Write a Retreat Schedule, Karme Choling Meditation Retreat Center, Vermont

Write a Retreat Schedule

Write a Retreat Schedule

Whether its your first solitary retreat or you consider yourself an old hand, it’s important to have clarity about your intentions on retreat.

Shastri Alexander deVaron, who just completed a 108-day retreat last week, encourages retreatants to establish a vision of what they want to do each day in retreat.

“In a way, it’s like a macrocosm of Trungpa Rinpoche’s instructions: Decide how long you want to sit for; don’t sit for longer and don’t sit for shorter. Make it very clean.”

Solitary retreat is similar to this, but on a larger scale.

Before arriving at retreat, write down a schedule. Make it realistic — especially if you are new to solitary retreat. Share it with you meditation instructor or a seasoned fellow practitioner. Make sure you are being kind to yourself. Unrealistic expectations can unravel a retreat.

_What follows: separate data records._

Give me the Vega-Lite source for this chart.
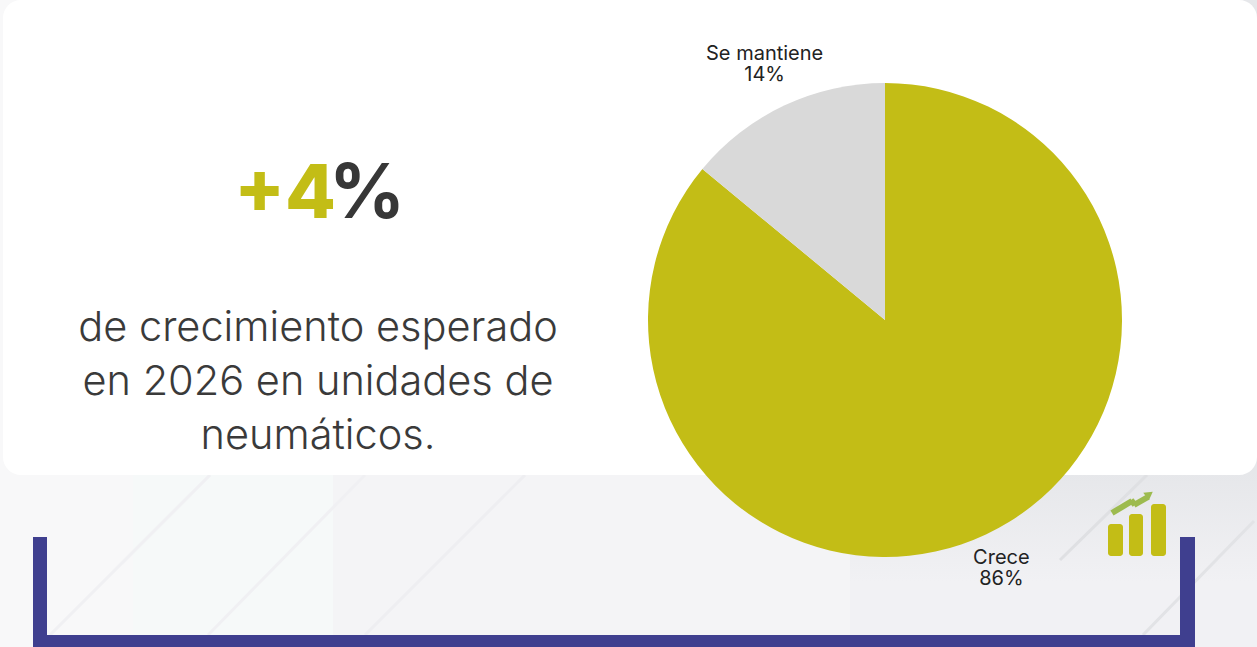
{"$schema":"https://vega.github.io/schema/vega-lite/v6.json","width":1257,"height":647,"autosize":{"type":"fit","contains":"padding"},"padding":0,"background":"#f4f4f6","config":{"view":{"stroke":null},"axis":{"disable":true},"legend":{"disable":true}},"datasets":{"one":[{"k":1}],"shares":[{"grupo":"Crece","valor":86,"etiqueta":"Crece\n86%","orden":1},{"grupo":"Se mantiene","valor":14,"etiqueta":"Se mantiene\n14%","orden":2}]},"data":{"name":"one"},"layer":[
{"mark":{"type":"rect","color":"#f8f8f9"},"encoding":{"x":{"datum":0,"scale":{"domain":[0,1257]}},"x2":{"datum":133},"y":{"datum":0,"scale":{"domain":[647,0]}},"y2":{"datum":647}}},
{"mark":{"type":"rect","color":"#f6f9f9"},"encoding":{"x":{"datum":133,"scale":{"domain":[0,1257]}},"x2":{"datum":333},"y":{"datum":0,"scale":{"domain":[647,0]}},"y2":{"datum":647}}},
{"mark":{"type":"rect","color":{"x1":0,"y1":0.73,"x2":0,"y2":0.9,"gradient":"linear","stops":[{"offset":0,"color":"#e6e7ea"},{"offset":1,"color":"#f1f1f4"}]}},"encoding":{"x":{"datum":850,"scale":{"domain":[0,1257]}},"x2":{"datum":1257},"y":{"datum":0,"scale":{"domain":[647,0]}},"y2":{"datum":647}}},
{"mark":{"type":"rule","color":"#f0f0f3","strokeWidth":3},"encoding":{"x":{"datum":210,"scale":{"domain":[0,1257]}},"x2":{"datum":50},"y":{"datum":475,"scale":{"domain":[647,0]}},"y2":{"datum":635}}},
{"mark":{"type":"rule","color":"#f0f0f3","strokeWidth":3},"encoding":{"x":{"datum":365,"scale":{"domain":[0,1257]}},"x2":{"datum":208},"y":{"datum":475,"scale":{"domain":[647,0]}},"y2":{"datum":635}}},
{"mark":{"type":"rule","color":"#eeeef1","strokeWidth":3},"encoding":{"x":{"datum":525,"scale":{"domain":[0,1257]}},"x2":{"datum":365},"y":{"datum":475,"scale":{"domain":[647,0]}},"y2":{"datum":635}}},
{"mark":{"type":"rule","color":"#dfe0e3","strokeWidth":3},"encoding":{"x":{"datum":1147,"scale":{"domain":[0,1257]}},"x2":{"datum":1060},"y":{"datum":475,"scale":{"domain":[647,0]}},"y2":{"datum":560}}},
{"mark":{"type":"rule","color":"#e2e3e6","strokeWidth":3},"encoding":{"x":{"datum":1254,"scale":{"domain":[0,1257]}},"x2":{"datum":1143},"y":{"datum":521,"scale":{"domain":[647,0]}},"y2":{"datum":635}}},
{"mark":{"type":"rect","color":"#ffffff","cornerRadius":18},"encoding":{"x":{"datum":3,"scale":{"domain":[0,1257]}},"x2":{"datum":1257},"y":{"datum":0,"scale":{"domain":[647,0]}},"y2":{"datum":475}}},
{"mark":{"type":"rect","color":"#3f3f8f"},"encoding":{"x":{"datum":33,"scale":{"domain":[0,1257]}},"x2":{"datum":47},"y":{"datum":537,"scale":{"domain":[647,0]}},"y2":{"datum":647}}},
{"mark":{"type":"rect","color":"#3f3f8f"},"encoding":{"x":{"datum":33,"scale":{"domain":[0,1257]}},"x2":{"datum":1195},"y":{"datum":635,"scale":{"domain":[647,0]}},"y2":{"datum":647}}},
{"mark":{"type":"rect","color":"#3f3f8f"},"encoding":{"x":{"datum":1180,"scale":{"domain":[0,1257]}},"x2":{"datum":1195},"y":{"datum":537,"scale":{"domain":[647,0]}},"y2":{"datum":647}}},
{"mark":{"type":"rect","color":"#c3bd16","cornerRadius":3},"encoding":{"x":{"datum":1108,"scale":{"domain":[0,1257]}},"x2":{"datum":1123},"y":{"datum":524,"scale":{"domain":[647,0]}},"y2":{"datum":556}}},
{"mark":{"type":"rect","color":"#c3bd16","cornerRadius":3},"encoding":{"x":{"datum":1129,"scale":{"domain":[0,1257]}},"x2":{"datum":1143},"y":{"datum":514,"scale":{"domain":[647,0]}},"y2":{"datum":556}}},
{"mark":{"type":"rect","color":"#c3bd16","cornerRadius":3},"encoding":{"x":{"datum":1151,"scale":{"domain":[0,1257]}},"x2":{"datum":1166},"y":{"datum":504,"scale":{"domain":[647,0]}},"y2":{"datum":556}}},
{"mark":{"type":"rule","color":"#9dbb4f","strokeWidth":6},"encoding":{"x":{"datum":1112,"scale":{"domain":[0,1257]}},"x2":{"datum":1132},"y":{"datum":513,"scale":{"domain":[647,0]}},"y2":{"datum":501}}},
{"mark":{"type":"rule","color":"#9dbb4f","strokeWidth":6},"encoding":{"x":{"datum":1131,"scale":{"domain":[0,1257]}},"x2":{"datum":1135},"y":{"datum":500,"scale":{"domain":[647,0]}},"y2":{"datum":505}}},
{"mark":{"type":"rule","color":"#9dbb4f","strokeWidth":6},"encoding":{"x":{"datum":1134,"scale":{"domain":[0,1257]}},"x2":{"datum":1148},"y":{"datum":505,"scale":{"domain":[647,0]}},"y2":{"datum":497}}},
{"mark":{"type":"point","shape":"M-1,-0.7L1,-0.9L0.2,0.9Z","filled":true,"color":"#9dbb4f","opacity":1,"size":90},"encoding":{"x":{"datum":1148,"scale":{"domain":[0,1257]}},"y":{"datum":496,"scale":{"domain":[647,0]}}}},
{"data":{"name":"shares"},"mark":{"type":"arc","outerRadius":237,"innerRadius":0},"encoding":{"x":{"datum":885,"scale":{"domain":[0,1257]}},"y":{"datum":320,"scale":{"domain":[647,0]}},"theta":{"field":"valor","type":"quantitative","stack":true},"order":{"field":"orden","type":"ordinal"},"color":{"field":"grupo","type":"nominal","scale":{"domain":["Crece","Se mantiene"],"range":["#c3bd16","#d9d9d9"]}}}},
{"data":{"name":"shares"},"mark":{"type":"text","radius":278,"dx":-2,"dy":-14,"font":"Inter","fontSize":20,"color":"#222222","lineHeight":21,"align":"center","baseline":"middle","lineBreak":"\n"},"encoding":{"x":{"datum":885,"scale":{"domain":[0,1257]}},"y":{"datum":320,"scale":{"domain":[647,0]}},"theta":{"field":"valor","type":"quantitative","stack":true},"order":{"field":"orden","type":"ordinal"},"detail":{"field":"grupo"},"text":{"field":"etiqueta"}}},
{"data":{"values":[{"t":"+4"}]},"mark":{"type":"text","font":"Inter","fontWeight":800,"fontSize":74,"color":"#c3bd16","align":"right","baseline":"alphabetic"},"encoding":{"x":{"datum":336,"scale":{"domain":[0,1257]}},"y":{"datum":218,"scale":{"domain":[647,0]}},"text":{"field":"t"}}},
{"data":{"values":[{"t":"%"}]},"mark":{"type":"text","font":"Inter","fontWeight":700,"fontSize":75,"color":"#373737","align":"left","baseline":"alphabetic"},"encoding":{"x":{"datum":329,"scale":{"domain":[0,1257]}},"y":{"datum":218,"scale":{"domain":[647,0]}},"text":{"field":"t"}}},
{"data":{"values":[{"t":"de crecimiento esperado\nen 2026 en unidades de\nneumáticos."}]},"mark":{"type":"text","font":"Inter","fontWeight":300,"fontSize":41.5,"color":"#3a3a3a","lineHeight":54,"align":"center","baseline":"middle","lineBreak":"\n"},"encoding":{"x":{"datum":318,"scale":{"domain":[0,1257]}},"y":{"datum":329,"scale":{"domain":[647,0]}},"text":{"field":"t"}}}
]}
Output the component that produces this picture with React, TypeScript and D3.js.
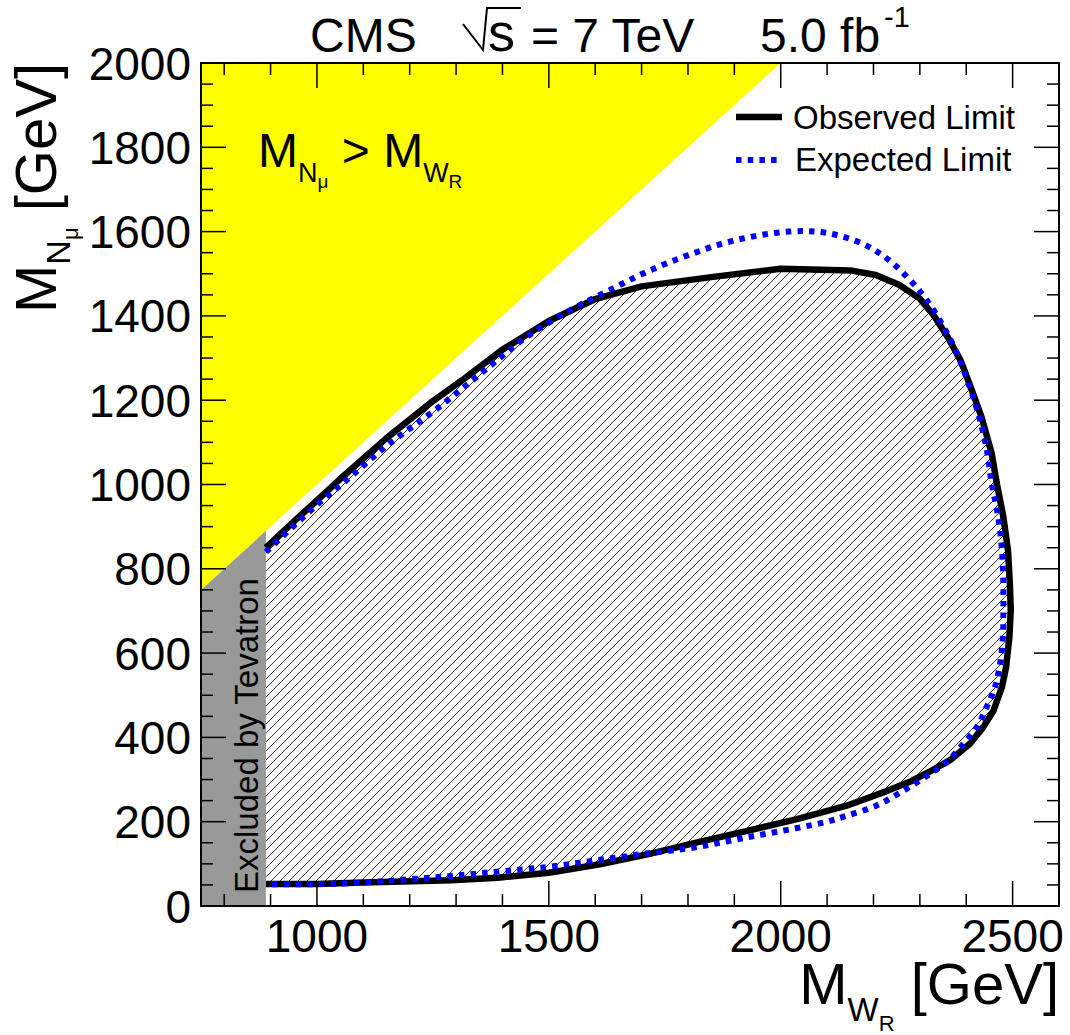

“Keeping a schedule is very important on retreat because it’s forcing you to let go of all your ideas of what you should be doing. All these concepts we have about ourselves — who we are and what we think we need to do? — well, on retreat that’s got to go” Shastri deVaron said.

Once you get into the cabin, you may find your schedule is under siege — by ego. You left your electronics with the retreats master. You’ve only brought two books with you. And sitting is … boring and repetitive.

“It’s challenging ego. Ego has all these tricks for how to maintain itself, and ideas about doing other fun and delightful things. And you’re saying, ‘No, ego, right now this is what we’re going to do.’”

New retreatants might schedule five or six hours of meditation into the whole day. Add time on the cushion progressively, with successive retreats, and see how it goes. Talk about the retreat with your meditation instructor or the retreats master when you return.

If you’ve sat for a dathün at Karme Choling, you know how repetitive and predictable the day can be.

“The heart of a dathün is the schedule,” said Shastri deVaron, who once trained dathün leaders at Karme Choling. “A dathün is not about pearls of wisdom from the dathün leader. Dathün is about the schedule, and maintaining the forms within the schedule.”